In 2019, the GPN launched a “Thriving in Grad School” series, where graduate students and recent grads shared tips and tricks on getting through their program. The speakers compiled the big takeaways from their talk into this blog post. When you’re reading, remember that despite overlap in strategies, each person will have a unique mix of methods for succeeding, not to mention unique conceptions of what “thriving” really means.
TIPS FOR THE DAY-TO-DAY
One of the most difficult aspects of transitioning from undergraduate study stems from the more freeform nature of graduate training. Each of your peers in the program will likely have a unique trajectory through the program, so it can sometimes be hard to gauge how you’re progressing. Rather than wait for someone to give you guidance, proactively solicit feedback from your supervisor, members of your supervisory committee, lab mates, as well as your fellow graduate students. You don’t know what you don’t know, so get out there and ask questions!
Work and learn smarter, not harder
Part of working smarter involves good recordkeeping and a meticulous lab notebook. Never trust that you’ll remember something later – you won’t. Write everything down! Strive to keep notes that anyone in the lab could interpret without much effort. There’s nothing worse than trying to write up an old project and constantly looking at your notes/data thinking, “Why did I do that?” Keeping good notes also helps you learn from your mistakes rather than repeating them. An old-fashioned composition notebook is great, however, there are also lots of higher-tech options that you may find useful, including Slack, Microsoft OneNote, or Google Docs. Not only do these options allow you to link to web resources, documents on your computer, or relevant literature, they also can be backed up in the cloud to be shared with others and/or accessed from any of your mobile devices.
Follow the Golden Rule
Working in a lab requires teamwork and mutual respect, so one of the keys to thriving in graduate school is being a good lab citizen (i.e., science unto others as you would have them science unto you). It’s simple: clean up after yourself (or better yet, leave things better than you found them), replenish supplies you’ve used, work out how to share limited resources, etc. Cultivate an environment where it’s easy to keep everyone accountable.
MENTAL HEALTH AND EMOTIONAL WELLBEING
Keep imposter syndrome in check
It’s very common to feel out of your depth in graduate school, but that doesn’t mean you aren’t good enough or that you don’t belong. Imposter syndrome is a very real problem inside and outside of academia. Imposter syndrome destroys self-esteem and can make getting work done feel impossible. One way to fight imposter syndrome, however, is to let go of perfectionism and take criticism in stride. Perfection is an elusive goal that is rarely achievable, and unrealistic goals only foster burnout and feelings of worthlessness. Your graduate training will involve making mistakes, which doesn’t feel great, but can serve as an opportunity for growth and learning.
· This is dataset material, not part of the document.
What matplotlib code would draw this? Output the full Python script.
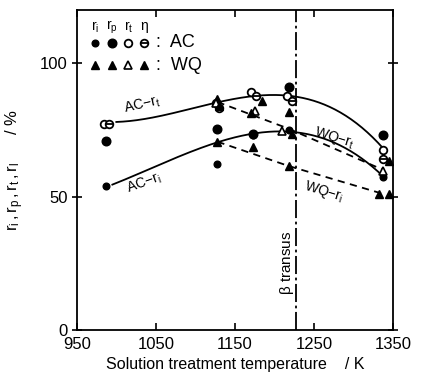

Cultivate outside interests and build social support networks
Being a graduate student can feel all-consuming, making it easy to become overworked and stressed out. Pressure to make progress can make any time not spent working feel like a guilty pleasure rather than a normal and necessary break from the daily grind. In scheduling all that you need to do in lab, don’t forget to make time for activities that help you relax and recharge. Trying to complete tasks when you’re worn out is often counterproductive and inefficient. Likewise, don’t isolate yourself from important social networks like friends and family.
NETWORKING AND COMMUNICATION
Share your science
Take advantage of opportunities to share your work with the public, your peers, and other scientists. Science communication (SciCom) via social media platforms, including Twitter and Instagram, is a great way to share your work with a broad audience (many of whom are taxpayers funding the work you’re doing). Look out for opportunities to present posters or give talks at UBC. Journal clubs and departmental seminars are all great opportunities for you to connect with the larger UBC neuroscience community and perhaps even stimulate exciting cross-campus collaborations. Finally, national and international conferences are fun and exciting opportunities to share research and network more broadly. Besides giving you the opportunity to learn about exciting new data or novel experimental techniques as well as to share your work with others, conferences also offer opportunities for additional training experiences, including manuscript/grant writing workshops, career panels, as well as formal networking events with potential future employers. Conference travel can often be limited by financial constraints, although this is less of a concern now with most conferences either being postponed or moved online. But for future reference, there are places to go for travel support within UBC and conferences often offer travel support, so check out their websites to see how/when to apply for funding.
Have multiple mentors
It’s important to foster and invite open communication with your supervisor, including sharing your training goals within this relationship. However, no one person can/should be your only mentor. Branch out! Connect with other people who are interested in your research, whether that be faculty, fellow students or trainees. It’s important to get more than one perspective on your work, not to mention that busy schedules often make it hard to rely on just one mentor.